- GIVEN MATERIAL
----------
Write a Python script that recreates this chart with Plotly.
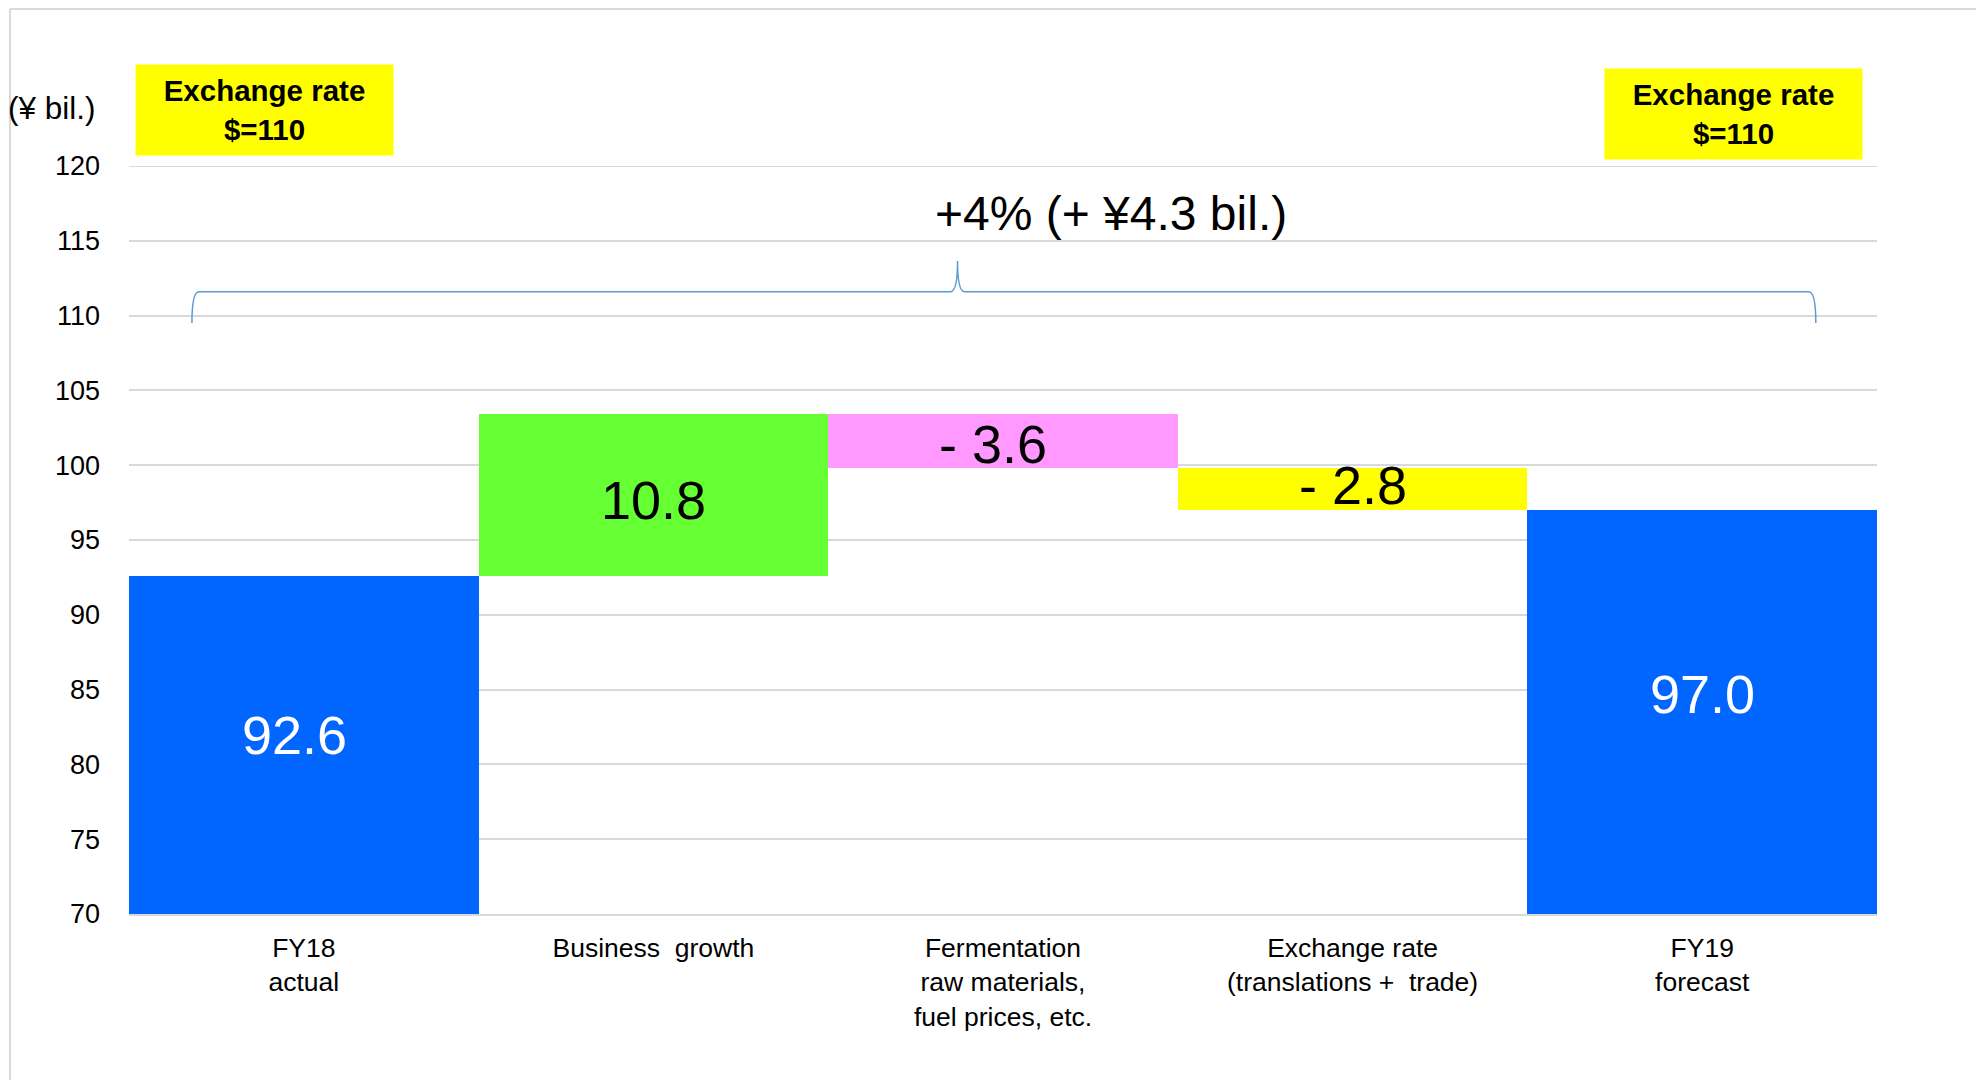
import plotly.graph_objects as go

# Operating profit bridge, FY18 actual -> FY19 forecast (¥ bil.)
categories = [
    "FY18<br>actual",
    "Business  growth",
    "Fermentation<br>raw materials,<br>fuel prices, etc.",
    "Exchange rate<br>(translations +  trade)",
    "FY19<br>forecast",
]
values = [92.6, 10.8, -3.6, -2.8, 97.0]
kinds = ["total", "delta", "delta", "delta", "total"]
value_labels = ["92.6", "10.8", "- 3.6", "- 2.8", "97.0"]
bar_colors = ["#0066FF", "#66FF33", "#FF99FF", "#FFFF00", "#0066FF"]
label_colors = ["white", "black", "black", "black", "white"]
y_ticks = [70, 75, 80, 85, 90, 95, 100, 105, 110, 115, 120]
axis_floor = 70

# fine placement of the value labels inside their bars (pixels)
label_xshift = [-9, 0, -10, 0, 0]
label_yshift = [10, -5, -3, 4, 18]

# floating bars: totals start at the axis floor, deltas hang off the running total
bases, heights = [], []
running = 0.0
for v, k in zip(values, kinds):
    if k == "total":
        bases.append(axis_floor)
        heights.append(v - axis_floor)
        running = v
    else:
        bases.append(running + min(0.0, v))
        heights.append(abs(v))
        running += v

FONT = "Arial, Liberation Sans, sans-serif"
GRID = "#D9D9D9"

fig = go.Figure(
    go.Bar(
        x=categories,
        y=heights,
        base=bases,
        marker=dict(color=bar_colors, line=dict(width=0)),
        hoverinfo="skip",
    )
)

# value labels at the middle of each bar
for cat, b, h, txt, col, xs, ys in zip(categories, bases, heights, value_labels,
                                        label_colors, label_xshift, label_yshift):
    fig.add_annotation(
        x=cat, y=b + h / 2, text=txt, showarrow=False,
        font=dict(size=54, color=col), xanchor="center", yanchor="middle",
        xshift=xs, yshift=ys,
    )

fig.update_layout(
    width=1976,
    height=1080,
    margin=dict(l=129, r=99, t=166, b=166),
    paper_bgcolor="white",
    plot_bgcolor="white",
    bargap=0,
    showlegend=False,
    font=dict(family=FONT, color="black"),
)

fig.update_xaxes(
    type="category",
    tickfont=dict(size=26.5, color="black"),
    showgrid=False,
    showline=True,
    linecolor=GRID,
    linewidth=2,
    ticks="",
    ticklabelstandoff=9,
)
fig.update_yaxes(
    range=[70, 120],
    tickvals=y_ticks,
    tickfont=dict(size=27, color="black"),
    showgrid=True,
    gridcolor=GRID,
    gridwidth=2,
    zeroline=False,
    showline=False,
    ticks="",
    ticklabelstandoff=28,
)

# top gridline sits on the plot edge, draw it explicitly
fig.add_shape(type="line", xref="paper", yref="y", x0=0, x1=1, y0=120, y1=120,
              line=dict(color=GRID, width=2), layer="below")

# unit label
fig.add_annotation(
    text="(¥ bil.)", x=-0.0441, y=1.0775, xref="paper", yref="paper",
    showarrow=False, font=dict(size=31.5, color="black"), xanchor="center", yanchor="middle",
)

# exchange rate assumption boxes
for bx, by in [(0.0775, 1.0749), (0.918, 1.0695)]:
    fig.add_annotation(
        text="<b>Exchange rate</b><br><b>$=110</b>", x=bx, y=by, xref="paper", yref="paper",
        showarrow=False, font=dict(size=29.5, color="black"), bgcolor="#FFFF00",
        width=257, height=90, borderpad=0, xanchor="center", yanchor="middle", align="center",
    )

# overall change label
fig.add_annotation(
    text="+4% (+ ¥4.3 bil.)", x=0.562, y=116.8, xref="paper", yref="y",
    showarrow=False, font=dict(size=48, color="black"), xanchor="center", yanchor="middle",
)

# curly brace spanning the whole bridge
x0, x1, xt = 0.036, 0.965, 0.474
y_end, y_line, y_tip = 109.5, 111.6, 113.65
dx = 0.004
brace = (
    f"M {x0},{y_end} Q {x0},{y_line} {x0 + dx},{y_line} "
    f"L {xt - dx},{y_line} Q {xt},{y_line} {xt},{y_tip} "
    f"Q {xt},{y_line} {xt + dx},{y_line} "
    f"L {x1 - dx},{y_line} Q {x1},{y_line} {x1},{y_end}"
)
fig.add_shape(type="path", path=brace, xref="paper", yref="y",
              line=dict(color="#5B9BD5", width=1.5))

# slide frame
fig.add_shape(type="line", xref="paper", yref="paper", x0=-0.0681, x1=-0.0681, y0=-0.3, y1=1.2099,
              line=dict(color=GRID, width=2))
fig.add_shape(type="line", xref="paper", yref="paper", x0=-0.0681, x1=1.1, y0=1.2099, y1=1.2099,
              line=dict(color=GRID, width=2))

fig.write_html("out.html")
----------
- TO BE DONE
Reproduce the data verbatim. Do not carry any picture into the copy.

- SOLUTION TO THIS EXERCISE
Write a Python script that recreates this chart with Plotly.
import plotly.graph_objects as go

# Operating profit bridge, FY18 actual -> FY19 forecast (¥ bil.)
categories = [
    "FY18<br>actual",
    "Business  growth",
    "Fermentation<br>raw materials,<br>fuel prices, etc.",
    "Exchange rate<br>(translations +  trade)",
    "FY19<br>forecast",
]
values = [92.6, 10.8, -3.6, -2.8, 97.0]
kinds = ["total", "delta", "delta", "delta", "total"]
value_labels = ["92.6", "10.8", "- 3.6", "- 2.8", "97.0"]
bar_colors = ["#0066FF", "#66FF33", "#FF99FF", "#FFFF00", "#0066FF"]
label_colors = ["white", "black", "black", "black", "white"]
y_ticks = [70, 75, 80, 85, 90, 95, 100, 105, 110, 115, 120]
axis_floor = 70

# fine placement of the value labels inside their bars (pixels)
label_xshift = [-9, 0, -10, 0, 0]
label_yshift = [10, -5, -3, 4, 18]

# floating bars: totals start at the axis floor, deltas hang off the running total
bases, heights = [], []
running = 0.0
for v, k in zip(values, kinds):
    if k == "total":
        bases.append(axis_floor)
        heights.append(v - axis_floor)
        running = v
    else:
        bases.append(running + min(0.0, v))
        heights.append(abs(v))
        running += v

FONT = "Arial, Liberation Sans, sans-serif"
GRID = "#D9D9D9"

fig = go.Figure(
    go.Bar(
        x=categories,
        y=heights,
        base=bases,
        marker=dict(color=bar_colors, line=dict(width=0)),
        hoverinfo="skip",
    )
)

# value labels at the middle of each bar
for cat, b, h, txt, col, xs, ys in zip(categories, bases, heights, value_labels,
                                        label_colors, label_xshift, label_yshift):
    fig.add_annotation(
        x=cat, y=b + h / 2, text=txt, showarrow=False,
        font=dict(size=54, color=col), xanchor="center", yanchor="middle",
        xshift=xs, yshift=ys,
    )

fig.update_layout(
    width=1976,
    height=1080,
    margin=dict(l=129, r=99, t=166, b=166),
    paper_bgcolor="white",
    plot_bgcolor="white",
    bargap=0,
    showlegend=False,
    font=dict(family=FONT, color="black"),
)

fig.update_xaxes(
    type="category",
    tickfont=dict(size=26.5, color="black"),
    showgrid=False,
    showline=True,
    linecolor=GRID,
    linewidth=2,
    ticks="",
    ticklabelstandoff=9,
)
fig.update_yaxes(
    range=[70, 120],
    tickvals=y_ticks,
    tickfont=dict(size=27, color="black"),
    showgrid=True,
    gridcolor=GRID,
    gridwidth=2,
    zeroline=False,
    showline=False,
    ticks="",
    ticklabelstandoff=28,
)

# top gridline sits on the plot edge, draw it explicitly
fig.add_shape(type="line", xref="paper", yref="y", x0=0, x1=1, y0=120, y1=120,
              line=dict(color=GRID, width=2), layer="below")

# unit label
fig.add_annotation(
    text="(¥ bil.)", x=-0.0441, y=1.0775, xref="paper", yref="paper",
    showarrow=False, font=dict(size=31.5, color="black"), xanchor="center", yanchor="middle",
)

# exchange rate assumption boxes
for bx, by in [(0.0775, 1.0749), (0.918, 1.0695)]:
    fig.add_annotation(
        text="<b>Exchange rate</b><br><b>$=110</b>", x=bx, y=by, xref="paper", yref="paper",
        showarrow=False, font=dict(size=29.5, color="black"), bgcolor="#FFFF00",
        width=257, height=90, borderpad=0, xanchor="center", yanchor="middle", align="center",
    )

# overall change label
fig.add_annotation(
    text="+4% (+ ¥4.3 bil.)", x=0.562, y=116.8, xref="paper", yref="y",
    showarrow=False, font=dict(size=48, color="black"), xanchor="center", yanchor="middle",
)

# curly brace spanning the whole bridge
x0, x1, xt = 0.036, 0.965, 0.474
y_end, y_line, y_tip = 109.5, 111.6, 113.65
dx = 0.004
brace = (
    f"M {x0},{y_end} Q {x0},{y_line} {x0 + dx},{y_line} "
    f"L {xt - dx},{y_line} Q {xt},{y_line} {xt},{y_tip} "
    f"Q {xt},{y_line} {xt + dx},{y_line} "
    f"L {x1 - dx},{y_line} Q {x1},{y_line} {x1},{y_end}"
)
fig.add_shape(type="path", path=brace, xref="paper", yref="y",
              line=dict(color="#5B9BD5", width=1.5))

# slide frame
fig.add_shape(type="line", xref="paper", yref="paper", x0=-0.0681, x1=-0.0681, y0=-0.3, y1=1.2099,
              line=dict(color=GRID, width=2))
fig.add_shape(type="line", xref="paper", yref="paper", x0=-0.0681, x1=1.1, y0=1.2099, y1=1.2099,
              line=dict(color=GRID, width=2))

fig.write_html("out.html")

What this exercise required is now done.